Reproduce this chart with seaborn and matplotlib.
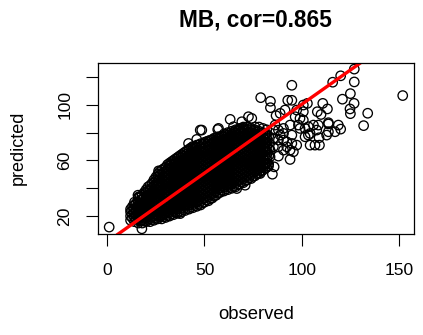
import matplotlib
matplotlib.use('Agg')
import matplotlib.pyplot as plt
import seaborn as sns
import pandas as pd

# dense cloud, one predicted list for each observed value
cloud_observed = [12, 14, 16, 18, 20, 22, 24, 26, 28, 30, 32, 34, 36, 38, 40, 42, 44, 46, 48,
                  50, 52, 54, 56, 58, 60, 62, 64, 66, 68, 70, 72, 74, 76, 78, 80, 82]
cloud_predicted = [
    [17, 20, 23, 25],
    [16, 19, 22, 25, 28, 30],
    [15, 18, 21, 24, 27, 30, 33],
    [15, 17, 20, 23, 26, 29, 32, 35],
    [16, 19, 22, 25, 28, 31, 34, 37, 39],
    [16, 18, 21, 24, 27, 30, 33, 36, 39, 42],
    [17, 20, 23, 26, 29, 32, 35, 38, 41, 44, 46],
    [18, 21, 24, 27, 30, 33, 36, 39, 42, 45, 48, 50],
    [18, 20, 23, 26, 29, 32, 35, 38, 41, 44, 47, 50, 53],
    [19, 22, 25, 28, 31, 34, 37, 40, 43, 46, 49, 52, 55],
    [20, 23, 26, 29, 32, 35, 38, 41, 44, 47, 50, 53, 56, 58],
    [21, 24, 27, 30, 33, 36, 39, 42, 45, 48, 51, 54, 57, 60],
    [22, 25, 28, 31, 34, 37, 40, 43, 46, 49, 52, 55, 58, 61, 62],
    [23, 26, 29, 32, 35, 38, 41, 44, 47, 50, 53, 56, 59, 62, 64],
    [24, 27, 30, 33, 36, 39, 42, 45, 48, 51, 54, 57, 60, 63, 66],
    [25, 28, 31, 34, 37, 40, 43, 46, 49, 52, 55, 58, 61, 64, 67, 68],
    [26, 29, 32, 35, 38, 41, 44, 47, 50, 53, 56, 59, 62, 65, 68, 70],
    [27, 30, 33, 36, 39, 42, 45, 48, 51, 54, 57, 60, 63, 66, 69, 71],
    [28, 31, 34, 37, 40, 43, 46, 49, 52, 55, 58, 61, 64, 67, 70, 72],
    [30, 33, 36, 39, 42, 45, 48, 51, 54, 57, 60, 63, 66, 69, 72, 73],
    [31, 34, 37, 40, 43, 46, 49, 52, 55, 58, 61, 64, 67, 70, 73, 74],
    [33, 36, 39, 42, 45, 48, 51, 54, 57, 60, 63, 66, 69, 72, 75],
    [35, 38, 41, 44, 47, 50, 53, 56, 59, 62, 65, 68, 71, 74, 76],
    [37, 40, 43, 46, 49, 52, 55, 58, 61, 64, 67, 70, 73, 76, 77],
    [38, 41, 44, 47, 50, 53, 56, 59, 62, 65, 68, 71, 74, 77, 79],
    [39, 42, 45, 48, 51, 54, 57, 60, 63, 66, 69, 72, 75, 78, 80],
    [40, 43, 46, 49, 52, 55, 58, 61, 64, 67, 70, 73, 76, 79, 81],
    [41, 44, 47, 50, 53, 56, 59, 62, 65, 68, 71, 74, 77, 80, 82],
    [43, 46, 49, 52, 55, 58, 61, 64, 67, 70, 73, 76, 79, 82, 83],
    [44, 47, 50, 53, 56, 59, 62, 65, 68, 71, 74, 77, 80, 83, 84],
    [46, 49, 52, 55, 58, 61, 64, 67, 70, 73, 76, 79, 82, 84],
    [47, 50, 53, 56, 59, 62, 65, 68, 71, 74, 77, 80, 83],
    [49, 52, 55, 58, 61, 64, 67, 70, 73, 76, 79, 82, 84],
    [51, 54, 57, 60, 63, 66, 69, 72, 75, 78, 81, 84],
    [53, 56, 59, 62, 65, 68, 71, 74, 77, 80, 83],
    [55, 58, 61, 64, 67, 70, 73, 76, 79, 82],
]

# the same cloud between those columns, it has to read as solid black
cloud_observed_b = [13, 15, 17, 19, 21, 23, 25, 27, 29, 31, 33, 35, 37, 39, 41, 43, 45, 47, 49,
                    51, 53, 55, 57, 59, 61, 63, 65, 67, 69, 71, 73, 75, 77, 79, 81, 83]
cloud_predicted_b = [
    [18.5, 21.5, 24.5, 27],
    [17.5, 20.5, 23.5, 26.5, 29.5],
    [16.5, 19.5, 22.5, 25.5, 28.5, 31.5, 34],
    [16.5, 18.5, 21.5, 24.5, 27.5, 30.5, 33.5, 37],
    [17.5, 20.5, 23.5, 26.5, 29.5, 32.5, 35.5, 38.5, 41],
    [17.5, 19.5, 22.5, 25.5, 28.5, 31.5, 34.5, 37.5, 40.5, 43.5],
    [18.5, 21.5, 24.5, 27.5, 30.5, 33.5, 36.5, 39.5, 42.5, 45.5, 48],
    [19.5, 22.5, 25.5, 28.5, 31.5, 34.5, 37.5, 40.5, 43.5, 46.5, 49.5, 52],
    [19.5, 21.5, 24.5, 27.5, 30.5, 33.5, 36.5, 39.5, 42.5, 45.5, 48.5, 51.5, 54],
    [20.5, 23.5, 26.5, 29.5, 32.5, 35.5, 38.5, 41.5, 44.5, 47.5, 50.5, 53.5, 57],
    [21.5, 24.5, 27.5, 30.5, 33.5, 36.5, 39.5, 42.5, 45.5, 48.5, 51.5, 54.5, 57.5, 59],
    [22.5, 25.5, 28.5, 31.5, 34.5, 37.5, 40.5, 43.5, 46.5, 49.5, 52.5, 55.5, 58.5, 61],
    [23.5, 26.5, 29.5, 32.5, 35.5, 38.5, 41.5, 44.5, 47.5, 50.5, 53.5, 56.5, 59.5, 63],
    [24.5, 27.5, 30.5, 33.5, 36.5, 39.5, 42.5, 45.5, 48.5, 51.5, 54.5, 57.5, 60.5, 63.5, 65],
    [25.5, 28.5, 31.5, 34.5, 37.5, 40.5, 43.5, 46.5, 49.5, 52.5, 55.5, 58.5, 61.5, 64.5, 67],
    [26.5, 29.5, 32.5, 35.5, 38.5, 41.5, 44.5, 47.5, 50.5, 53.5, 56.5, 59.5, 62.5, 65.5, 69],
    [27.5, 30.5, 33.5, 36.5, 39.5, 42.5, 45.5, 48.5, 51.5, 54.5, 57.5, 60.5, 63.5, 66.5, 70],
    [28.5, 31.5, 34.5, 37.5, 40.5, 43.5, 46.5, 49.5, 52.5, 55.5, 58.5, 61.5, 64.5, 67.5, 71],
    [29.5, 32.5, 35.5, 38.5, 41.5, 44.5, 47.5, 50.5, 53.5, 56.5, 59.5, 62.5, 65.5, 68.5, 71.5],
    [31.5, 34.5, 37.5, 40.5, 43.5, 46.5, 49.5, 52.5, 55.5, 58.5, 61.5, 64.5, 67.5, 70.5, 73.5],
    [32.5, 35.5, 38.5, 41.5, 44.5, 47.5, 50.5, 53.5, 56.5, 59.5, 62.5, 65.5, 68.5, 71.5, 74.5],
    [34.5, 37.5, 40.5, 43.5, 46.5, 49.5, 52.5, 55.5, 58.5, 61.5, 64.5, 67.5, 70.5, 73.5, 76],
    [36.5, 39.5, 42.5, 45.5, 48.5, 51.5, 54.5, 57.5, 60.5, 63.5, 66.5, 69.5, 72.5, 75.5, 77],
    [38.5, 41.5, 44.5, 47.5, 50.5, 53.5, 56.5, 59.5, 62.5, 65.5, 68.5, 71.5, 74.5, 77.5],
    [39.5, 42.5, 45.5, 48.5, 51.5, 54.5, 57.5, 60.5, 63.5, 66.5, 69.5, 72.5, 75.5, 78.5],
    [40.5, 43.5, 46.5, 49.5, 52.5, 55.5, 58.5, 61.5, 64.5, 67.5, 70.5, 73.5, 76.5, 79.5],
    [41.5, 44.5, 47.5, 50.5, 53.5, 56.5, 59.5, 62.5, 65.5, 68.5, 71.5, 74.5, 77.5, 80.5],
    [42.5, 45.5, 48.5, 51.5, 54.5, 57.5, 60.5, 63.5, 66.5, 69.5, 72.5, 75.5, 78.5, 81.5],
    [44.5, 47.5, 50.5, 53.5, 56.5, 59.5, 62.5, 65.5, 68.5, 71.5, 74.5, 77.5, 80.5, 83],
    [45.5, 48.5, 51.5, 54.5, 57.5, 60.5, 63.5, 66.5, 69.5, 72.5, 75.5, 78.5, 81.5],
    [47.5, 50.5, 53.5, 56.5, 59.5, 62.5, 65.5, 68.5, 71.5, 74.5, 77.5, 80.5, 83],
    [48.5, 51.5, 54.5, 57.5, 60.5, 63.5, 66.5, 69.5, 72.5, 75.5, 78.5, 81.5],
    [50.5, 53.5, 56.5, 59.5, 62.5, 65.5, 68.5, 71.5, 74.5, 77.5, 80.5],
    [52.5, 55.5, 58.5, 61.5, 64.5, 67.5, 70.5, 73.5, 76.5, 79.5],
    [54.5, 57.5, 60.5, 63.5, 66.5, 69.5, 72.5, 75.5, 78.5],
    [57.5, 63.5, 68.5, 72.5, 77.5],
]

# points that stand clear of the cloud
outlier_observed = [151.9, 127.0, 120.0, 115.9, 127.0, 94.9, 125.0, 120.9, 126.9, 124.8, 125.0, 133.9, 131.8,
                    78.9, 83.9, 83.9, 92.8, 94.9, 102.9, 100.8, 110.8, 113.2, 108.0, 109.9, 91.4, 88.9, 86.8,
                    99.1, 100.8, 98.3, 101.7, 106.0, 108.5, 107.7, 113.7, 113.7, 118.8, 120.0, 117.1, 113.7,
                    112.8, 103.4, 101.7, 108.9, 104.3, 109.1, 106.8, 97.4, 94.0, 95.7, 88.0, 85.8, 84.9, 82.9,
                    90.6, 94.0, 90.6, 92.3, 88.0, 85.4, 86.3, 94.9, 88.9, 83.7, 80.3, 78.6, 74.3, 90.6, 94.0,
                    88.0, 85.4, 85.4, 83.7, 90.6, 97.4, 96.6, 100.8, 103.4, 104.3, 99.1, 88.0, 92.3, 94.9,
                    1.0, 15.8, 16.1, 17.8, 48.6, 47.8, 57.2, 56.8, 63.2, 69.2, 64.9, 66.6, 70.9, 37.5, 46.0,
                    41.8, 26.4, 72.6, 61.5]
outlier_predicted = [106.6, 125.6, 120.8, 116.2, 116.4, 114.0, 108.0, 104.0, 101.0, 97.0, 93.6, 93.9, 85.0,
                     105.1, 102.5, 97.9, 103.2, 103.2, 101.0, 99.8, 101.0, 97.0, 95.0, 93.0, 96.2, 93.8, 92.2,
                     90.2, 89.0, 85.4, 83.0, 85.4, 85.4, 81.8, 86.2, 87.1, 85.4, 82.5, 80.6, 80.6,
                     78.2, 78.2, 77.0, 76.3, 71.0, 71.0, 71.0, 71.0, 60.7, 66.2, 63.1, 55.4, 50.1, 55.9,
                     79.4, 85.4, 74.6, 69.8, 69.8, 81.8, 85.4, 78.2, 78.2, 67.4, 57.8, 50.6, 90.2, 67.4, 67.4,
                     74.6, 75.8, 69.8, 62.6, 83.0, 96.2, 91.4, 95.0, 84.2, 79.4, 83.0, 81.8, 73.4, 72.2,
                     12.1, 35.0, 33.8, 10.9, 81.8, 81.8, 83.0, 82.2, 89.5, 87.8, 84.2, 39.8, 42.2, 21.8, 75.1,
                     72.2, 52.5, 91.4, 75.8]

fit_observed = [5, 131]
fit_predicted = [6.5, 130.9]

x_ticks = [0, 50, 100, 150]
y_ticks = [20, 40, 60, 80, 100, 120]
y_tick_labels = ['20', '', '60', '', '100', '']

observed = list(outlier_observed)
predicted = list(outlier_predicted)
for obs, preds in zip(cloud_observed + cloud_observed_b, cloud_predicted + cloud_predicted_b):
    observed += [obs] * len(preds)
    predicted += preds
df = pd.DataFrame({'observed': observed, 'predicted': predicted})

sns.set_style('ticks')
plt.rcParams['font.family'] = ['Liberation Sans', 'DejaVu Sans']

fig = plt.figure(figsize=(4.23, 3.35), dpi=100)
ax = fig.add_axes([97.5 / 423, 1 - 233.5 / 335, 316.5 / 423, 170.5 / 335])

sns.scatterplot(data=df, x='observed', y='predicted', ax=ax, s=46, facecolor='none',
                edgecolor='black', linewidth=0.95)
sns.lineplot(x=fit_observed, y=fit_predicted, ax=ax, color='#ff0000', linewidth=2.4)

ax.set_xlim(-5, 157.7)
ax.set_ylim(7.5, 130)
ax.set_xticks(x_ticks)
ax.set_yticks(y_ticks)
ax.set_yticklabels(y_tick_labels, rotation=90, va='center')
ax.tick_params(length=8.5, width=0.8, color='black', labelsize=12.6, labelcolor='black')
ax.tick_params(axis='x', pad=13)
ax.tick_params(axis='y', pad=9.5)
for s in ax.spines.values():
    s.set_visible(True)
    s.set_linewidth(0.9)
    s.set_color('black')

ax.set_xlabel('observed', fontsize=13.3, labelpad=20, color='black')
ax.set_ylabel('predicted', fontsize=13, labelpad=22, color='black')
fig.text(255.5 / 423, 1 - 20 / 335, 'MB, cor=0.865', fontsize=16.3, fontweight='bold', ha='center', va='center', color='black')

fig.savefig('out.png', dpi=100)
▬▬▬▬▬▬▬▬▬▬
Starting at the top of the listing above, reproduce each line up to and including the one with "import pandas as pd"; omit the pictures.

Reproduce this chart with seaborn and matplotlib.
import matplotlib
matplotlib.use('Agg')
import matplotlib.pyplot as plt
import seaborn as sns
import pandas as pd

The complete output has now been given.